-------- MATERIAL PROVIDED
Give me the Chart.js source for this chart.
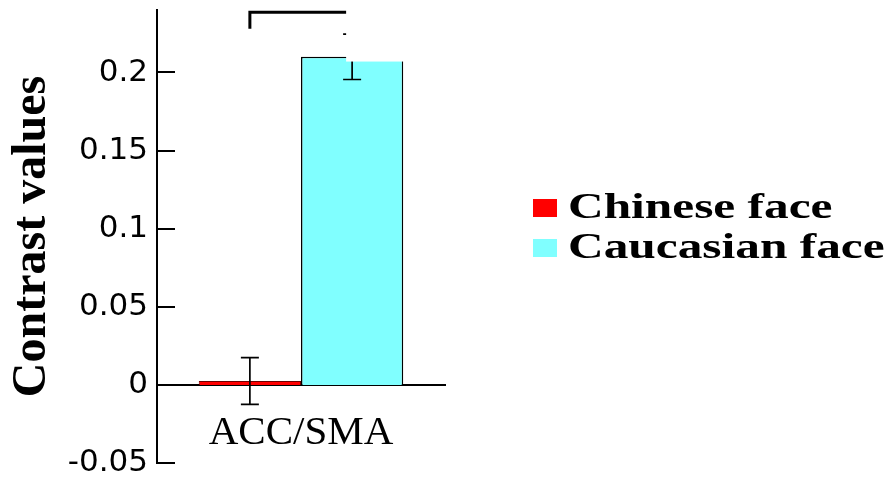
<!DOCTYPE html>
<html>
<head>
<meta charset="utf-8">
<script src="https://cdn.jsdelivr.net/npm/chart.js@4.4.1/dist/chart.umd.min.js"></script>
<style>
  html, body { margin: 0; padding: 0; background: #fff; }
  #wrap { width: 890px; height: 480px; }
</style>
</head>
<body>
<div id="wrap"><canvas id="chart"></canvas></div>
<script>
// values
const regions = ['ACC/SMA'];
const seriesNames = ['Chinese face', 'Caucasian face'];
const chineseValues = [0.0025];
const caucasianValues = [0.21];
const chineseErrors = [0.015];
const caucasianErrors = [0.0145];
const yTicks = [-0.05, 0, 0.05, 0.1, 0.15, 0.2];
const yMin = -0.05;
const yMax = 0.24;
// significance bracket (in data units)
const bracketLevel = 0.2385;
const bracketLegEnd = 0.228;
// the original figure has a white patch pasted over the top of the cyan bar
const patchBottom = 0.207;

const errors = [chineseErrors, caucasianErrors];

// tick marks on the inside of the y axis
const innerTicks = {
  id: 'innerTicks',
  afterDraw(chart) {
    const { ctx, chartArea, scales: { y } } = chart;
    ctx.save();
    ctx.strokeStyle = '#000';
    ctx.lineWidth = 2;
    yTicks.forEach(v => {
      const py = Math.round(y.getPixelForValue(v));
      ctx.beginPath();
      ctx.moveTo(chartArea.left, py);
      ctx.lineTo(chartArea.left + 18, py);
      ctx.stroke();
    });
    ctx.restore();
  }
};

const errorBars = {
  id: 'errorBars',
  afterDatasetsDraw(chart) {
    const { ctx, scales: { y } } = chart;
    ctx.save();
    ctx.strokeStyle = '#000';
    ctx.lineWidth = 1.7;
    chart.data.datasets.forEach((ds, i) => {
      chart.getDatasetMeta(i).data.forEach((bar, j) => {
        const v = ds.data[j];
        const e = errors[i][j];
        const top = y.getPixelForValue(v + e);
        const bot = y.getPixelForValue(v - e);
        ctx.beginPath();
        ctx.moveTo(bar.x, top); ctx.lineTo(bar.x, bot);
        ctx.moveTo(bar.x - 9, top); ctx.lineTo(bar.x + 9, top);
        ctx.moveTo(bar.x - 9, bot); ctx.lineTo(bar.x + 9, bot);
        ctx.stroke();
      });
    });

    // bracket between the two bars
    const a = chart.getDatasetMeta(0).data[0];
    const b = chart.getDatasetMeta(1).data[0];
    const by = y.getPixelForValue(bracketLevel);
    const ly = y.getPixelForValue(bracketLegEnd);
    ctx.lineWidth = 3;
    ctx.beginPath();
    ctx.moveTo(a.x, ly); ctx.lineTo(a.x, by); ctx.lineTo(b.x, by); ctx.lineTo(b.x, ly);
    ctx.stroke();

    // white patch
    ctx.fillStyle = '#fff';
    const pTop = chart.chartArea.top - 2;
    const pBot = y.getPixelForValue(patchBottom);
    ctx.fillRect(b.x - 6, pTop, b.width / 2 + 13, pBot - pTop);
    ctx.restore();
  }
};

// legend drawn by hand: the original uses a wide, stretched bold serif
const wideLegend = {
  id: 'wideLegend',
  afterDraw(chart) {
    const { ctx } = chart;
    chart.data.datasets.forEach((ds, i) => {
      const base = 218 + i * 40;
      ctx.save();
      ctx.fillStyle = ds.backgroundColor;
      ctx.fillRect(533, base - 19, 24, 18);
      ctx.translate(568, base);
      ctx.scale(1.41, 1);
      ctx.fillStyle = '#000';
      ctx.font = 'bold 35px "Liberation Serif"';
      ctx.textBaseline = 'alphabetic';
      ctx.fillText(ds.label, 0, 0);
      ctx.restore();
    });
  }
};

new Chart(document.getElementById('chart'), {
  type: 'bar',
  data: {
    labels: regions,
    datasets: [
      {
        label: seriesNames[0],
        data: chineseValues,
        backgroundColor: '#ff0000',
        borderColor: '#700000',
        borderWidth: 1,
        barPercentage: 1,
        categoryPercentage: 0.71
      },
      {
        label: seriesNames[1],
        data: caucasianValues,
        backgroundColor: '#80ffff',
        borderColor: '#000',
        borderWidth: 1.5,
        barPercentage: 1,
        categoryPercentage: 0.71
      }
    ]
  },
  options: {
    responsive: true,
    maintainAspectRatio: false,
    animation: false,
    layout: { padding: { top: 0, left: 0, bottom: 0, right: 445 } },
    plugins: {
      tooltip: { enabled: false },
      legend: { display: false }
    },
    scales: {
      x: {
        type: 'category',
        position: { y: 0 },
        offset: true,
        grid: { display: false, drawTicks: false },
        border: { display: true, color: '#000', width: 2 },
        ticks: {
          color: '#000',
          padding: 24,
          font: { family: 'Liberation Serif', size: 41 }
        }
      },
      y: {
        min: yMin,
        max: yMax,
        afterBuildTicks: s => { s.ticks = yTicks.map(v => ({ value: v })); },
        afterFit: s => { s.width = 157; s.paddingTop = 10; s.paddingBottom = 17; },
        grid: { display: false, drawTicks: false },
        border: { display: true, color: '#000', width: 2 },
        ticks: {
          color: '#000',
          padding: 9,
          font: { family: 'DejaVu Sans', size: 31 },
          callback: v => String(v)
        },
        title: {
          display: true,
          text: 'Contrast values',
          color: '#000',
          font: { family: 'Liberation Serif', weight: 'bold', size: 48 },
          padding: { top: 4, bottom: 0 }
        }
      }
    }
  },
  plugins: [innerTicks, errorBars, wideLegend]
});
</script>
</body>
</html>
----------------
-------- MATERIAL PROVIDED
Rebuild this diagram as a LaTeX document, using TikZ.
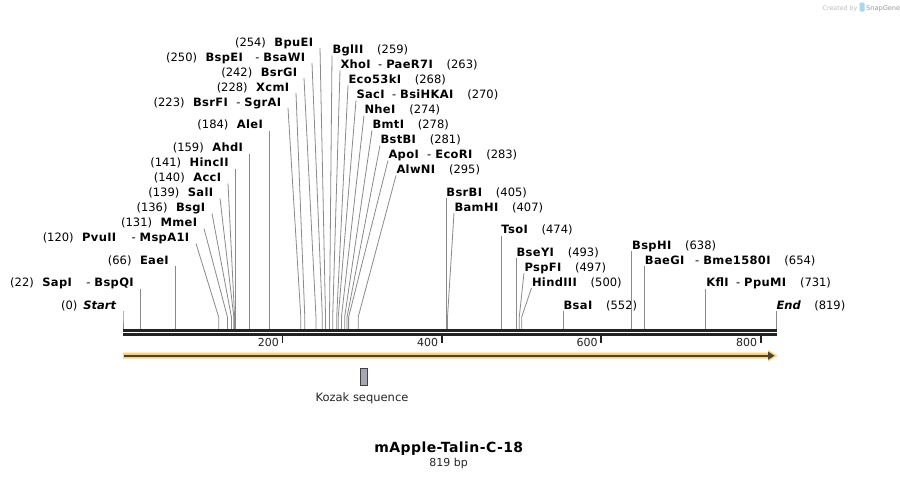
----------------
-------- MATERIAL PROVIDED
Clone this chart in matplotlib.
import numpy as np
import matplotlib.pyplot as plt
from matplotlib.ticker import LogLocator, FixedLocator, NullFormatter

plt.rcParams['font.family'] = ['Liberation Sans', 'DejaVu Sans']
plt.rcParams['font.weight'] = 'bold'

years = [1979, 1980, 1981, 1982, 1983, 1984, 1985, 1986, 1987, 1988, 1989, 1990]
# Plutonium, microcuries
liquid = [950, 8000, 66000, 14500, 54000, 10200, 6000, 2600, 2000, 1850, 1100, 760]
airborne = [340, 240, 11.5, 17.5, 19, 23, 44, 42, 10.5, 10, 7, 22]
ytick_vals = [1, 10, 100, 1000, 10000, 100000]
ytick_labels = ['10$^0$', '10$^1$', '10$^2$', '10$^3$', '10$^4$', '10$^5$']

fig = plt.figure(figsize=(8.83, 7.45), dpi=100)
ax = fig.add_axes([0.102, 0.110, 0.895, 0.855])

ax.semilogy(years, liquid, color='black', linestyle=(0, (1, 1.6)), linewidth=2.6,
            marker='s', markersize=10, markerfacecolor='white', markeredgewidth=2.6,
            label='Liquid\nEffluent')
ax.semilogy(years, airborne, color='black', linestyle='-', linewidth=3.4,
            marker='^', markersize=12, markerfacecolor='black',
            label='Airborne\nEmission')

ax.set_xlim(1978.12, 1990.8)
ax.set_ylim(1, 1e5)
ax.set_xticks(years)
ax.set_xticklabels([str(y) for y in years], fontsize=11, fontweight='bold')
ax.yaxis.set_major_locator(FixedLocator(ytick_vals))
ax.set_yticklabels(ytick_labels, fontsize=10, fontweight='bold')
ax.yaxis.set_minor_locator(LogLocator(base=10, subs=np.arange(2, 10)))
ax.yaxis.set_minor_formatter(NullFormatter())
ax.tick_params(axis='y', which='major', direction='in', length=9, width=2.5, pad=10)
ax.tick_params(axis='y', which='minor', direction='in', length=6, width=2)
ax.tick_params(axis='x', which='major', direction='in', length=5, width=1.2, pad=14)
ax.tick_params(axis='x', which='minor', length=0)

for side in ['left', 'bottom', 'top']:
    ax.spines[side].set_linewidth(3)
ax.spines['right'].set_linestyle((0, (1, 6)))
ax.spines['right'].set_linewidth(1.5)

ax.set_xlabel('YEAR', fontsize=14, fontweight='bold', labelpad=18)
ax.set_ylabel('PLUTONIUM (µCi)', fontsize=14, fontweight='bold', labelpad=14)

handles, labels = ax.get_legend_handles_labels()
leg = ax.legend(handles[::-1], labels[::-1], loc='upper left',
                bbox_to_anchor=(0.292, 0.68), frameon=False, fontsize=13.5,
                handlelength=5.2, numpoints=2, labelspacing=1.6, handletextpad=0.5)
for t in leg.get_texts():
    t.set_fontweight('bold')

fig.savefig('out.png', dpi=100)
----------------
Gather all lines where the word "matplotlib" appears.

Clone this chart in matplotlib.
import matplotlib.pyplot as plt
from matplotlib.ticker import LogLocator, FixedLocator, NullFormatter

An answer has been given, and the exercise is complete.